Knowing that, you can imagine why my heart was pounding out of my chest when I felt God nudging me to walk across a jail cell and hug L's mom the first time we met. You can also imagine my surprise when she received it and wept on my shoulder like I was her friend, not her enemy.
How was it possible that I immediately cared about her and wanted her to succeed while I held her newborn baby in my arms?
God. That's the only way it was possible. That's the work of His Spirit. His grace.
Without Him I never would have walked over there and hugged her and I would have been indignant about why this baby was in foster care. L's parents didn't respond to us like I expected either. They have never been mean. I am SO THANKFUL. They just have deep strongholds and make terrible choices. If I gave you a summary I doubt you would find it difficult to dismiss their parenting capabilities. Given their huge obstacles it might seem virtually hopeless that their lives will ever turn around.
I have wrestled with what I believe about how far God's arm is able to reach to save someone. I have been confronted with whether I believe that a drug addict's life is as valuable as mine. Do I believe God loves them like He loves me? Would I have made different choices if I had been in their shoes since childhood? The answer is humbling. I have no confidence that I would have done any better if I had been dealt the same hand. Without much grace, good parenting, and wonderful support systems in my life I cannot predict what my life would have looked like. I am more thankful than ever for all of those things (thank you for the millionth time, Mom and Dad). When I get to know people who have had a really hard life I can feel guilty for that. Or I could just try to insulate myself from said people so I don't have to wrestle with these feelings. Instead, I am convinced that God didn't protect my life just for me. He has worked in my life and given me so much grace so that I can be whole enough to help others. I want them to know Him and His grace that has redeemed my life.

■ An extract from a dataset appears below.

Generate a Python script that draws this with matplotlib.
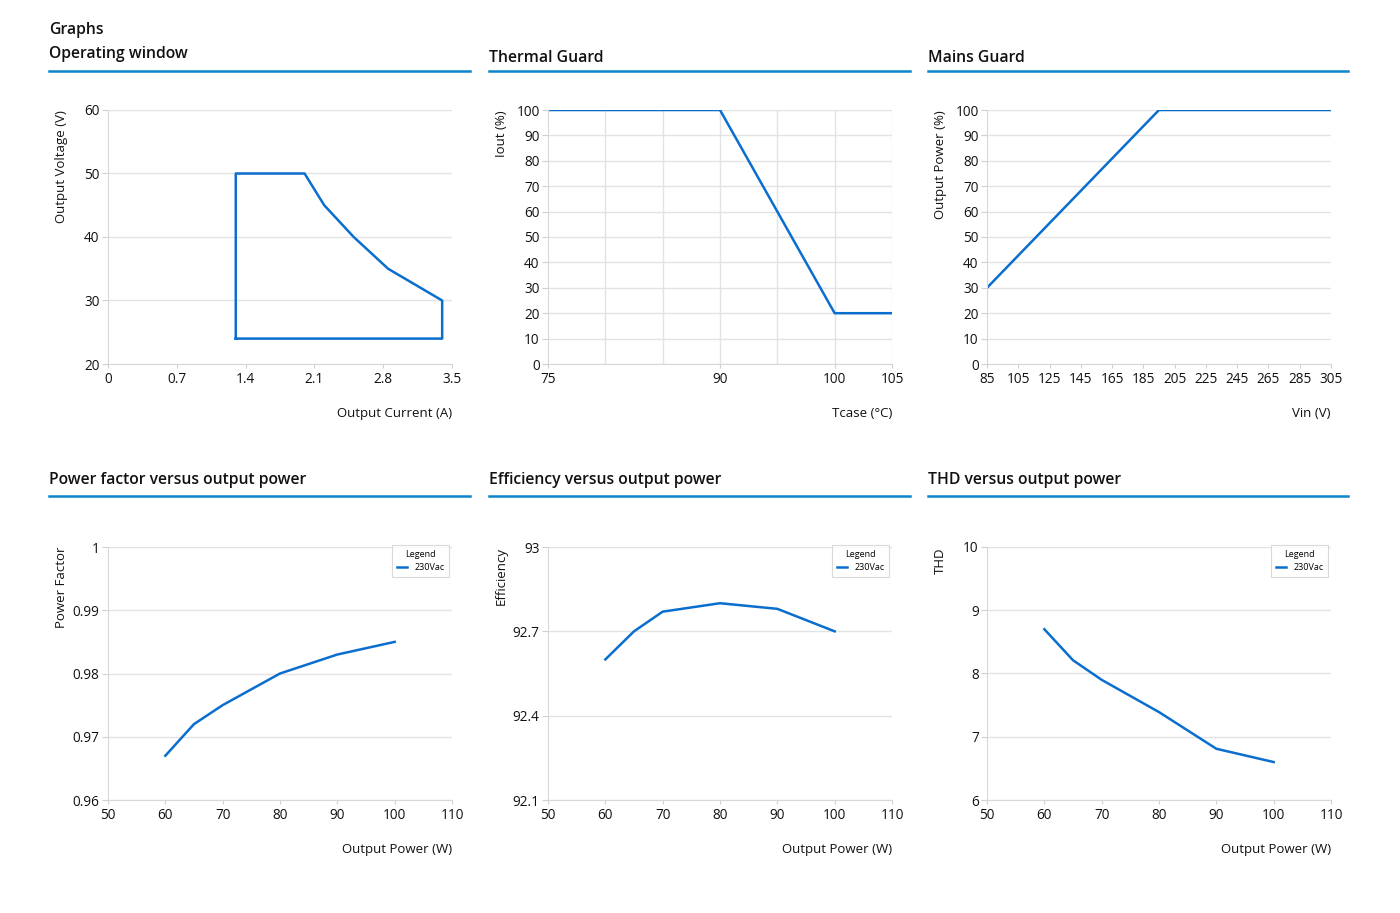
import matplotlib.pyplot as plt
from matplotlib.lines import Line2D

plt.rcParams['font.family'] = ['Open Sans', 'DejaVu Sans']

W, H = 1400, 913
BLUE = '#0a6ecf'
RULE = '#0b85c8'
GRID = '#e3e3e3'

# Operating window
ow_current = [1.3, 1.3, 2.0, 2.2, 2.5, 2.85, 3.4, 3.4, 1.3]
ow_voltage = [24, 50, 50, 45, 40, 35, 30, 24, 24]
ow_xticks = [0, 0.7, 1.4, 2.1, 2.8, 3.5]
ow_yticks = [20, 30, 40, 50, 60]

# Thermal guard
tg_temp = [75, 90, 100, 105]
tg_iout = [100, 100, 20, 20]
tg_xticks = [75, 90, 100, 105]
tg_xgrid = [80, 85, 90, 95, 100, 105]
tg_yticks = list(range(0, 101, 10))

# Mains guard
mg_vin = [85, 195, 305]
mg_power = [30, 100, 100]
mg_xticks = list(range(85, 306, 20))
mg_yticks = list(range(0, 101, 10))

# Output power curves (230Vac)
power = [60, 65, 70, 80, 90, 100]
pf_values = [0.967, 0.972, 0.975, 0.980, 0.983, 0.985]
eff_values = [92.60, 92.70, 92.77, 92.80, 92.78, 92.70]
thd_values = [8.70, 8.21, 7.90, 7.39, 6.81, 6.60]
pw_xticks = [50, 60, 70, 80, 90, 100, 110]
pf_yticks = [0.96, 0.97, 0.98, 0.99, 1.0]
pf_ylabels = ['0.96', '0.97', '0.98', '0.99', '1']
eff_yticks = [92.1, 92.4, 92.7, 93.0]
eff_ylabels = ['92.1', '92.4', '92.7', '93']
thd_yticks = [6, 7, 8, 9, 10]

fig = plt.figure(figsize=(W / 100, H / 100), dpi=100)


def px_axes(x0, y0, x1, y1):
    return fig.add_axes([x0 / W, 1 - y1 / H, (x1 - x0) / W, (y1 - y0) / H])


def header(x0, x1, y_text, y_rule, title):
    fig.text(x0 / W, 1 - y_text / H, title, fontsize=11.3, va='center', ha='left',
             fontweight='semibold', color='#111111')
    fig.add_artist(Line2D([x0 / W, x1 / W], [1 - y_rule / H] * 2, color=RULE, lw=1.8))


def style(ax, xlabel, ylabel, xticks, yticks, xlabels=None, ylabels=None, xgrid=None):
    ax.set_xticks(xticks)
    ax.set_yticks(yticks)
    if xlabels is not None:
        ax.set_xticklabels(xlabels)
    if ylabels is not None:
        ax.set_yticklabels(ylabels)
    ax.set_xlim(xticks[0], xticks[-1])
    ax.set_ylim(yticks[0], yticks[-1])
    ax.grid(axis='y', color=GRID, lw=1)
    if xgrid is not None:
        for g in xgrid:
            ax.axvline(g, color=GRID, lw=1, zorder=0)
    ax.set_axisbelow(True)
    for s in ['top', 'right']:
        ax.spines[s].set_visible(False)
    for s in ['left', 'bottom']:
        ax.spines[s].set_color('#d8d8d8')
    ax.tick_params(axis='both', labelsize=9.8, colors='#d0d0d0', labelcolor='#111111')
    ax.tick_params(axis='y', length=4, pad=2)
    ax.tick_params(axis='x', length=3, pad=3)
    ax.set_xlabel(xlabel, loc='right', fontsize=9.5, labelpad=14, color='#111111')
    ax.set_ylabel(ylabel, loc='top', fontsize=9.5, color='#111111')
    ax.yaxis.set_label_coords(-40 / 344, 1.0)


def add_legend(ax):
    leg = ax.legend(loc='upper right', title='Legend', fontsize=6.5, title_fontsize=6.5,
                    frameon=True, fancybox=False, handlelength=1.2, borderpad=0.5,
                    bbox_to_anchor=(1.005, 1.025))
    leg.get_frame().set_edgecolor('#d0d0d0')
    leg.get_frame().set_linewidth(0.8)


cols = [(49, 470), (489, 910), (928, 1348)]
plot_x = [(108, 452), (548, 892), (987, 1331)]

fig.text(49 / W, 1 - 29.5 / H, 'Graphs', fontsize=11.3, va='center', ha='left',
         fontweight='semibold', color='#111111')
header(cols[0][0], cols[0][1], 54, 71, 'Operating window')
header(cols[1][0], cols[1][1], 58, 71, 'Thermal Guard')
header(cols[2][0], cols[2][1], 58, 71, 'Mains Guard')
header(cols[0][0], cols[0][1], 480, 496, 'Power factor versus output power')
header(cols[1][0], cols[1][1], 480, 496, 'Efficiency versus output power')
header(cols[2][0], cols[2][1], 480, 496, 'THD versus output power')

# top row
ax = px_axes(plot_x[0][0], 110, plot_x[0][1], 364)
ax.plot(ow_current, ow_voltage, color=BLUE, lw=1.8)
style(ax, 'Output Current (A)', 'Output Voltage (V)', ow_xticks, ow_yticks,
      xlabels=['0', '0.7', '1.4', '2.1', '2.8', '3.5'])

ax = px_axes(plot_x[1][0], 110, plot_x[1][1], 364)
ax.plot(tg_temp, tg_iout, color=BLUE, lw=1.8)
style(ax, 'Tcase (°C)', 'Iout (%)', tg_xticks, tg_yticks, xgrid=tg_xgrid)

ax = px_axes(plot_x[2][0], 110, plot_x[2][1], 364)
ax.plot(mg_vin, mg_power, color=BLUE, lw=1.8)
style(ax, 'Vin (V)', 'Output Power (%)', mg_xticks, mg_yticks)

# bottom row
ax = px_axes(plot_x[0][0], 547, plot_x[0][1], 800)
ax.plot(power, pf_values, color=BLUE, lw=1.8, label='230Vac')
style(ax, 'Output Power (W)', 'Power Factor', pw_xticks, pf_yticks, ylabels=pf_ylabels)
add_legend(ax)

ax = px_axes(plot_x[1][0], 547, plot_x[1][1], 800)
ax.plot(power, eff_values, color=BLUE, lw=1.8, label='230Vac')
style(ax, 'Output Power (W)', 'Efficiency', pw_xticks, eff_yticks, ylabels=eff_ylabels)
add_legend(ax)

ax = px_axes(plot_x[2][0], 547, plot_x[2][1], 800)
ax.plot(power, thd_values, color=BLUE, lw=1.8, label='230Vac')
style(ax, 'Output Power (W)', 'THD', pw_xticks, thd_yticks)
add_legend(ax)

fig.savefig('out.png', dpi=100, facecolor='white')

In the few months that we had with L's mom around I felt such purpose. I felt empowered by the Spirit to love her. We honestly had a good relationship.
Did I have moments where I was frustrated with her? YES. I remember I hit the wall in September when I felt like I was being asked to work twice as hard while she was giving almost no effort. God came to me again and reminded me that He did that for us...only much more. While I was yet a sinner and my heart was still cold toward Him, He loved me still. He took my punishment so I could be healed. This was an opportunity to enter into a new understanding of the depths of His love. I don't always feel like embracing these opportunities though. I felt tired and it didn't feel fair. I felt sorry for myself for a little bit and then pressed on. I had to. I needed to.

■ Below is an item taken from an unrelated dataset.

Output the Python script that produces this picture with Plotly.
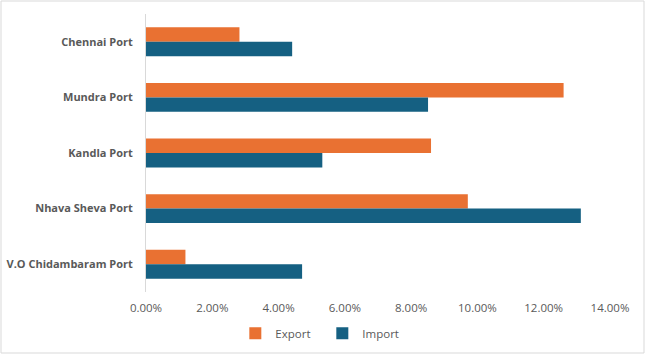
import plotly.graph_objects as go

ports = ["Chennai Port", "Mundra Port", "Kandla Port", "Nhava Sheva Port", "V.O Chidambaram Port"]
export_vals = [0.0282, 0.1260, 0.0860, 0.0971, 0.0119]
import_vals = [0.0441, 0.0851, 0.0532, 0.1312, 0.0471]
tick_vals = [0, 0.02, 0.04, 0.06, 0.08, 0.10, 0.12, 0.14]
tick_text = ["0.00%", "2.00%", "4.00%", "6.00%", "8.00%", "10.00%", "12.00%", "14.00%"]

W, H = 648, 360
ml, mr, mt, mb = 146, 38, 14, 68
pw, ph = W - ml - mr, H - mt - mb

fig = go.Figure()
fig.add_trace(go.Bar(y=ports, x=export_vals, name="Export", orientation="h",
                     marker=dict(color="#E97132", line=dict(width=0))))
fig.add_trace(go.Bar(y=ports, x=import_vals, name="Import", orientation="h",
                     marker=dict(color="#156082", line=dict(width=0))))

font_fam = "Open Sans, Liberation Sans, sans-serif"
fig.update_layout(
    width=W, height=H,
    margin=dict(l=ml, r=mr, t=mt, b=mb, autoexpand=False),
    paper_bgcolor="white", plot_bgcolor="white",
    barmode="group", bargap=0.48, bargroupgap=0,
    font=dict(family=font_fam, color="#595959", size=11),
    legend=dict(orientation="h", x=0.38, xanchor="center", y=-0.148, yanchor="middle",
                font=dict(size=11.5, color="#595959"), itemwidth=30, entrywidth=42,
                tracegroupgap=0, bgcolor="rgba(0,0,0,0)"),
    showlegend=True,
)
fig.update_xaxes(range=[0, 0.14], tickvals=tick_vals, ticktext=tick_text,
                 showgrid=False, zeroline=False, showline=False, ticks="",
                 tickfont=dict(size=11.5, color="#595959"), ticklabelstandoff=7,
                 automargin=False)
fig.update_yaxes(autorange="reversed", showgrid=False, zeroline=False,
                 showline=True, linecolor="#d9d9d9", linewidth=1, ticks="",
                 tickfont=dict(size=11, color="#595959", weight="bold"),
                 ticklabelstandoff=10, automargin=False)

# outer chart border
fig.add_shape(type="rect", xref="paper", yref="paper",
              x0=(1 - ml) / pw, x1=(644 - ml) / pw,
              y0=(H - mb - 353) / ph, y1=(H - mb - 1) / ph,
              line=dict(color="#d9d9d9", width=1), fillcolor="rgba(0,0,0,0)", layer="below")

fig.write_html("out.html", config={"displayModeBar": False},
               post_script="document.body.style.margin='0';document.body.style.overflow='hidden';")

I didn't know how things would play out. I didn't know how long God would ask me to keep wanting reunification for L and her parents. At what point do you stop working for something you have laid your heart on the line for?
I sought the wisdom of a veteran foster mom (Lisa Johnson) who had been supportive of my desire to see her mom overcome her demons and get her life together. We've never met in person, but across the miles I know she is a kindred spirit. My question was, "At what point in your case did you know it was time to stop wanting reunification? How do you know it's time to stop fighting for that in your heart?" Her answer could be likened to the one you would get if you had asked her how you know when you're in love. She said, "You'll just know." No formula. No checklist. Okay, then.
She was right. That day came for me back in October. It was the day that I knew L's mom wasn't ready to do what it was going to take. I reached out to Lisa again about what was going on and she affirmed what I was feeling in my heart. She told me it was time to really focus on what is best for L now. Please hear me. That didn't mean I stopped caring about her mom. I just knew that she wasn't ready to be a mom for L. I feel the same about her dad.
Regardless of my feelings, my job on the team is not decision making about L's future. That is a real adjustment when you have had all the decision making power for biological kids. I will not be the one to make any recommendations to a judge. This is a tough spot for a lot of foster parents. You spend about 95% more time with a child than anyone else on the team but the reality is that you don't decide what is in their best interest. On a good team, you have a voice in the room and your perspective matters, but you have to lay down your striving to be the decision maker.
Note to fellow foster parents: We have the best job on the team (I might be a little biased, but still). We get to know, love, and influence the real flesh and blood little person everyone is talking about. We get to make the biggest impact on their life. None of your time and investment will be wasted. It matters and it will help shape who they become. Don't forget how significant that is or what an honor we've been given. Don't let the flawed (and painfully slow) process or sometimes unkind people make you forget why you're really doing this. REMEMBER.
On Wednesday, L's team did make a recommendation to change her plan from reunification to termination of parental rights/adoption. The judge gave his approval. This is a big deal but for now it doesn't actually change anything. We still have a LONG road but we are headed in a new direction.
Please keep fighting for these little ones on your knees.